Pachtvertrag lief aus
Dass sie jetzt noch einmal umziehen mussten ins über 500 Kilometer entfernte Weidefeld in Schleswig-Holstein direkt an der Ostseeküste, lag am Auslaufen des Pachtvertrags, der nicht verlängert wurde.
Nun ist ein Umzug von Wildtieren nicht ganz ohne. Erst recht, wenn sie sich vor dem Winterschlaf nochmal etwas zusätzlich Speck angefressen haben und wie Braunbärin Maya rund 200 Kilo auf die Waage bringen. „Das sind keine Teddys oder Kuschelbären“, erklärte auch Patrick Boncourt vom Deutschen Tierschutzbund, der den Bärenumzug federführend leitete. „Aber das ist hier ein absolut kalkulierbares Risiko.“
Mit den Tieren für Umzug geprobt
Schwere Transportkisten mussten in das Gehege gebracht werden. Schon seit einigen Wochen hatten die Tierpfleger für den Tag X geprobt. Denn dass die Tiere narkotisiert werden, sollte nur im absoluten Notfall eintreten. „Es dauert sicherlich 20 Minuten bis die Wirkung der Narkose eintritt, dann müssen die Bären verladen werden, der Transporter darf aber erst losfahren, wenn die Tiere nicht mehr unter Narkose stehen“, berichtete Tierpflegerin Sandra Ebbeskamp die durchaus sehr zeitraubende Prozedur.
Klickertraining durchgeführt
Mit Hilfe des so genannten Klickertrainings waren die Bären aber auf die Transportboxen vorbereitet worden. Die Annäherung der Tiere an die Kisten war ein langwieriger Prozess, bei dem Belohnungen wichtig waren. Waren die Bären in die Kiste gegangen, machte der Tierpfleger ein Klick-Geräusch, und der Bär wusste, dass es gleich eine Belohnung geben wird.
Das Klickertraining sollte sich auszahlen. Als erste war Ronja an der Reihe. Die 27 Jahre alte Braunbärendame galt im Vorfeld als Wackelkandidatin. Die Erleichterung der Verantwortlichen war deutlich spürbar, dass Ronja aus freien Stücken den Weg in die Transportbox fand.

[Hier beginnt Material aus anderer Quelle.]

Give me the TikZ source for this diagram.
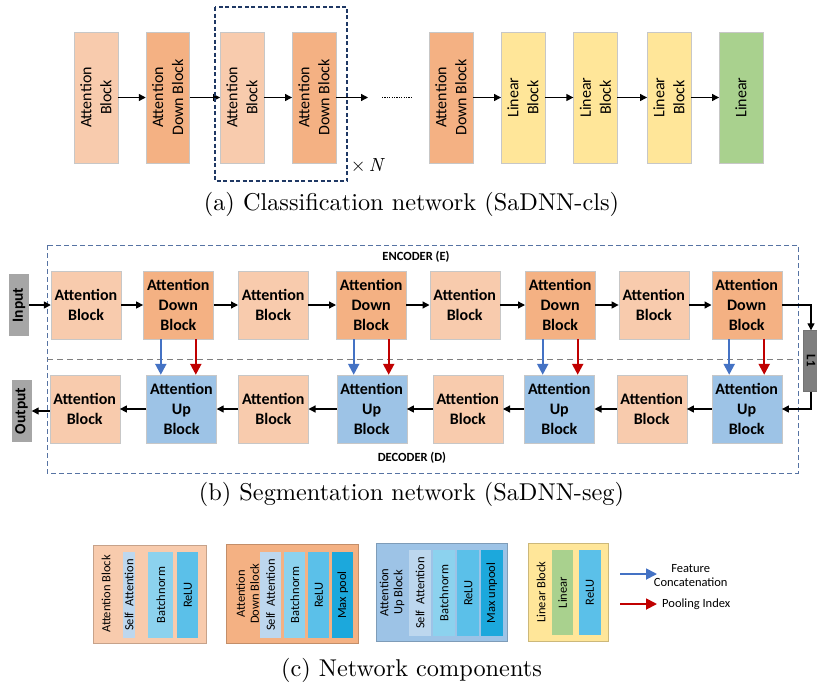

Schicksal berührte Tierfreunde
Dann war noch mal richtige Schwerstarbeit angesagt. Denn der Container mit der Braunbärin musste händisch auf den Anhänger verladen werden. Ronja lebte genau so wie ihre Schwester Mascha seit 2008 im Anholter Bärenwald. Zuvor waren beide in einem Tierpark in Thüringen unter unzumutbaren Bedingungen untergebracht.
Das Schicksal von Artgenossin Maya berührte viele Tierfreunde, als sie im Jahr 2012 nach Vehlingen kam. Rostige Gitterstäbe, ein winziger Käfig und karger Betonboden. So vegetierte die Braunbärin über 15 Jahre in Litauen neben einem Restaurant vor sich hin.

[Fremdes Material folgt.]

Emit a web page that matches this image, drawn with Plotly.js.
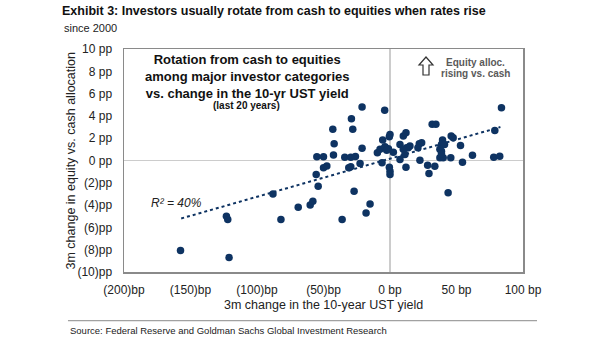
<!DOCTYPE html>
<html>
<head>
<meta charset="utf-8">
<script src="https://cdn.plot.ly/plotly-3.0.1.min.js"></script>
<style>html,body{margin:0;padding:0;background:#fff;}#chart{width:605px;height:341px;}</style>
</head>
<body>
<div id="chart"></div>
<script>
// 3m change in 10-yr UST yield (bp)
const yieldChange = [
  -157.5, -121, -123, -122, -88, -82, -69, -60, -58, -54, -55.5, -36, -27, -15, -18,
  -21, -4, -29, -43, -28, -42, -21, -55, -50, -42.5, -34, -29.5, -26, -22.5, -31, -29.5, -50, -47.5,
  -9.5, -5.5, -3.75, -0.5, -1.2, -6, -0.5, 0, 0, -7.5, -4, -2.5, 0,
  7.5, 10, 12, 7.5, 12, 12.5, 83.8, 78.8, 78, 82.5, 31.7, 34.5, 46, 47.5, 53, 62, 54.5, 45.7,
  39.5, 38.7, 41, 37.5, 38.7, 37.5, 40, 38.7, 33.7, 28.3, 29.3, 22.5, 22, 23.8, 21, 15, 13.7,
  10, 11.2, 43.7, 2.5
];
// 3m change in equity vs. cash allocation (pp)
const allocChange = [
  -8.07, -8.7, -5.0, -5.3, -3.0, -5.3, -4.2, -4.0, -3.66, -2.3, -1.26, -5.3, -2.76, -3.9, -4.7,
  4.8, 4.5, 3.75, 2.8, 2.8, 1.5, 1.1, 0.33, 0.33, 0.5, 0.3, 0.3, 0.35, -0.27, -0.66, -0.55, -0.66, -0.5,
  0.69, 1.83, 1.23, 2.13, 1.05, -0.2, -0.6, -0.96, -1.26, 1.0, 1.14, 0.93, 2.34,
  1.44, 2.2, 2.5, 0.09, -0.6, 1.14, 4.74, 2.7, 0.3, 0.39, 3.24, 3.24, 2.2, 2.04, 1.35, 0.48, -0.15, 0.24,
  1.83, 1.44, 1.44, 1.0, 0.84, 0.24, 0.24, 0.6, -0.51, -0.42, -1.17, 0.03, 1.5, 1.6, 1.14, 1.29, 1.14,
  1.0, 0.54, -2.9, 0.75
];
// Linear trend line endpoints (R² = 40%)
const trendX = [-157, 83];
const trendY = [-5.2, 3.0];

const xTickVals = [-200, -150, -100, -50, 0, 50, 100];
const xTickText = ['(200)bp', '(150)bp', '(100)bp', '(50)bp', '0 bp', '50 bp', '100 bp'];
const yTickVals = [10, 8, 6, 4, 2, 0, -2, -4, -6, -8, -10];
const yTickText = ['10 pp', '8 pp', '6 pp', '4 pp', '2 pp', '0 pp', '(2)pp', '(4)pp', '(6)pp', '(8)pp', '(10)pp'];

const navy = '#0e3362';
const font = 'Arial, "Liberation Sans", sans-serif';

const traces = [
  {
    x: trendX, y: trendY, type: 'scatter', mode: 'lines',
    line: {color: navy, width: 2, dash: 'dot'}, hoverinfo: 'skip', showlegend: false
  },
  {
    x: yieldChange, y: allocChange, type: 'scatter', mode: 'markers',
    marker: {color: navy, size: 7.5, line: {width: 0}}, showlegend: false
  }
];

const layout = {
  width: 605, height: 341,
  margin: {l: 124, r: 82, t: 49, b: 69},
  paper_bgcolor: '#ffffff', plot_bgcolor: '#ffffff',
  font: {family: font, size: 12, color: '#222'},
  title: {
    text: '<b>Exhibit 3: Investors usually rotate from cash to equities when rates rise</b>',
    font: {family: font, size: 12.5, color: '#111'},
    x: 62 / 605, xref: 'container', xanchor: 'left',
    y: 1 - 10.7 / 341, yref: 'container', yanchor: 'middle'
  },
  xaxis: {
    range: [-200, 100], tickvals: xTickVals, ticktext: xTickText,
    showgrid: false, ticks: '', ticklabelstandoff: 6,
    zeroline: true, zerolinecolor: '#cccccc', zerolinewidth: 1.5,
    showline: true, mirror: true, linecolor: '#8a8a8a', linewidth: 1.5,
    tickfont: {family: font, size: 12, color: '#222'}
  },
  yaxis: {
    range: [-10, 10], tickvals: yTickVals, ticktext: yTickText,
    showgrid: false, ticks: '', ticklabelstandoff: 8,
    zeroline: true, zerolinecolor: '#cccccc', zerolinewidth: 1.5,
    showline: true, mirror: true, linecolor: '#8a8a8a', linewidth: 1.5,
    tickfont: {family: font, size: 12, color: '#222'}
  },
  shapes: [
    {type: 'line', xref: 'paper', yref: 'paper', x0: -0.1404, x1: 1.0351, y0: -0.2184, y1: -0.2184,
     line: {color: '#8a8a8a', width: 1}},
    {type: 'path', xref: 'paper', yref: 'paper',
     path: 'M 0.75689 0.96413 L 0.77444 0.92825 L 0.76441 0.92825 L 0.76441 0.88341 L 0.74937 0.88341 L 0.74937 0.92825 L 0.73935 0.92825 Z',
     line: {color: '#333', width: 1.2}, fillcolor: 'rgba(0,0,0,0)'}
  ],
  annotations: [
    {text: '3m change in the 10-year UST yield', xref: 'paper', yref: 'paper', x: 0.5, y: -0.148,
     xanchor: 'center', yanchor: 'middle', showarrow: false, font: {family: font, size: 12.5, color: '#222'}},
    {text: '3m change in equity vs. cash allocation', xref: 'paper', yref: 'paper', x: -0.1353, y: 0.5,
     xanchor: 'center', yanchor: 'middle', textangle: -90, showarrow: false, font: {family: font, size: 12.5, color: '#222'}},
    {text: 'since 2000', xref: 'paper', yref: 'paper', x: -0.1554, y: 1.0955, xanchor: 'left', yanchor: 'middle',
     showarrow: false, font: {family: font, size: 11, color: '#222'}},
    {text: '<b>Rotation from cash to equities<br>among major investor categories<br>vs. change in the 10-yr UST yield</b>',
     xref: 'paper', yref: 'paper', x: 0.3075, y: 0.8758, xanchor: 'center', yanchor: 'middle',
     showarrow: false, font: {family: font, size: 13, color: '#111'}},
    {text: '<b>(last 20 years)</b>', xref: 'paper', yref: 'paper', x: 0.3075, y: 0.7457, xanchor: 'center', yanchor: 'middle',
     showarrow: false, font: {family: font, size: 10, color: '#111'}},
    {text: '<b>Equity alloc.</b>', xref: 'paper', yref: 'paper', x: 0.8797, y: 0.9386, xanchor: 'center', yanchor: 'middle',
     showarrow: false, font: {family: font, size: 10, color: '#5a5a5a'}},
    {text: '<b>rising vs. cash</b>', xref: 'paper', yref: 'paper', x: 0.8797, y: 0.891, xanchor: 'center', yanchor: 'middle',
     showarrow: false, font: {family: font, size: 10, color: '#5a5a5a'}},
    {text: '<i>R² = 40%</i>', xref: 'paper', yref: 'paper', x: 0.1321, y: 0.3081, xanchor: 'center', yanchor: 'middle',
     showarrow: false, font: {family: font, size: 12, color: '#222'}},
    {text: 'Source: Federal Reserve and Goldman Sachs Global Investment Research', xref: 'paper', yref: 'paper',
     x: -0.1411, y: -0.2632, xanchor: 'left', yanchor: 'middle',
     showarrow: false, font: {family: font, size: 9.5, color: '#222'}}
  ]
};

Plotly.newPlot('chart', traces, layout, {displayModeBar: false, staticPlot: true});
</script>
</body>
</html>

Kragenbären seit Anfang an dabei
Die beiden Kragenbären Balou und Serenus gehörten zu den ersten neun Bären in Vehlingen, die allesamt aus einem kleinen privat geführten Tierpark aus Hessen stammten, wo sie in einem Betongraben untergebracht waren.

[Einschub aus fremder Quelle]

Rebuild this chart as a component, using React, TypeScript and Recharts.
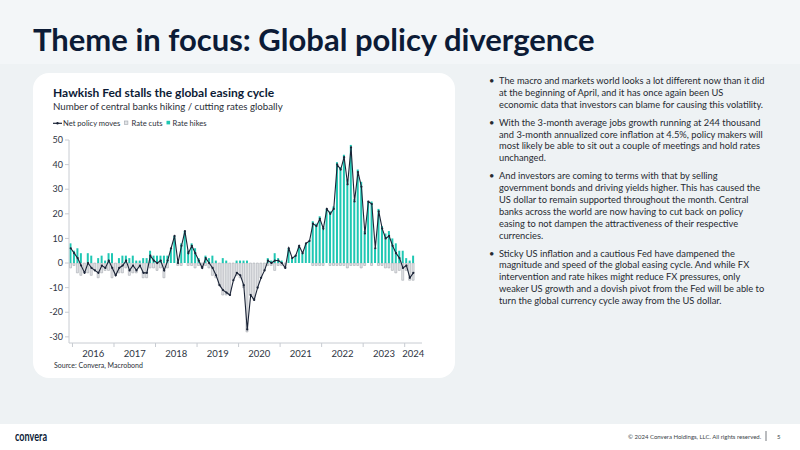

Das Gehege in der Anholter Schweiz war dahingegen ein Paradies für die Tiere. In ihrer zukünftigen Heimat an der Ostsee werden sie ebenfalls bestens untergebracht. „Das Gelände ist dort ganz neu gestaltet worden“, so Evelyn Vos-Kramer.
>> Verein löst sich auf
Auf der Mitgliederversammlung der International Bear Federation wurde mit Mehrheit beschlossen, dass der Verein zum 31. Dezember dieses Jahres aufgelöst wird. Mit dem Umzug nach Weidefeld sind die Bären in den Besitz des Deutschen Tierschutzbundes übergegangen.